“If you Want Messages, Stop Shooting the Messengers”

“It’s important that companies who choose transparency be given a measurable economic advantage over those who choose obscurity. In order for the vicious cycle of proprietary hardware to be broken, both consumer and producer have to express a willingness to value openness.”

I don’t know how this could work out in practice, and I don’t know whether I would buy into it, but I hadn’t understood the practical impact of the FDIV award on hardware documentation before.

The “blameless retro” works well (improves overall quality over time better than assigning blame) when values are shared between the participants. I’m not sure I see enough shared values out there, though. ☹

https://www.bunniestudios.com/blog/?p=5127

Spectre/Meltdown Pits Transparency Against Liability: Which is More Important to You? « bunnie’s blog


Alan Cox February 02, 2018 06:51

I am not going to comment on the articles arguments for obvious reasons.

There are however some factual inaccuracies about liability that might get people into trouble if blindly believed.

If you write software open or otherwise and someone is hurt or killed by it then in most of the world the disclaimer of warranty is meaningless. Likewise giving it away for free isn’t a magic defence. The product maker would almost certainly be the one who actually got hit but not always.

Secondly negligence is usually defined in terms of current good practice. If you did all your design and testing right and it still broke it’s probably ok this time. However anyone not implementing learning from that incident in future product…

Also the BSD disclaimer is in capitals because in some places that is a legal requirement for a valid disclaimer. Beware of such things when writing your own. . Or better yet use an existing one

Michael K Johnson February 02, 2018 06:55

+Alan Cox Yeah, Bunnie has clarified (AAUI) that he’s asking “would you accept this?” rather than making a specific proposal. Just made me think…

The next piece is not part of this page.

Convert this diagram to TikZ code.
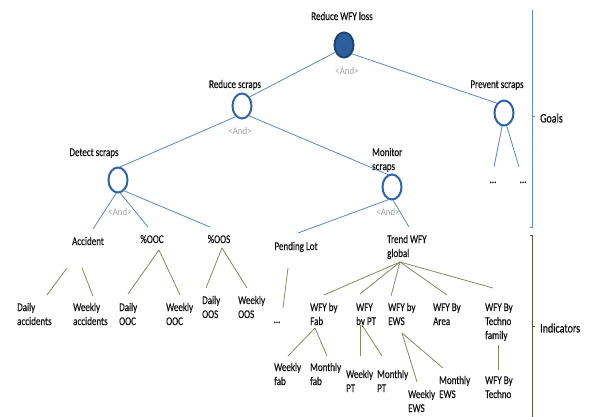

Behan Webster February 02, 2018 10:14

Of course the reality is that there are an awful lot of things in this world which are essentially a 2-slot toaster with one slot disabled. It’s just really well hidden. For instance, most cheap monitors are in fact factory seconds in cheap plastics hiding the fact that some of the ports don’t work. And I’m sure everyone here knows how CPUs and memory chips are sorted into speed classes in order to hide defects, and parts of the chips disabled to make what would have been a higher end cpu into a lower end one for yield reasons. This is manufacturing 101: you figure out how to make money from your otherwise defective products. Duh. Hell, apples which aren’t good enough to sell in stores are made into apple juice. This is the way the world works.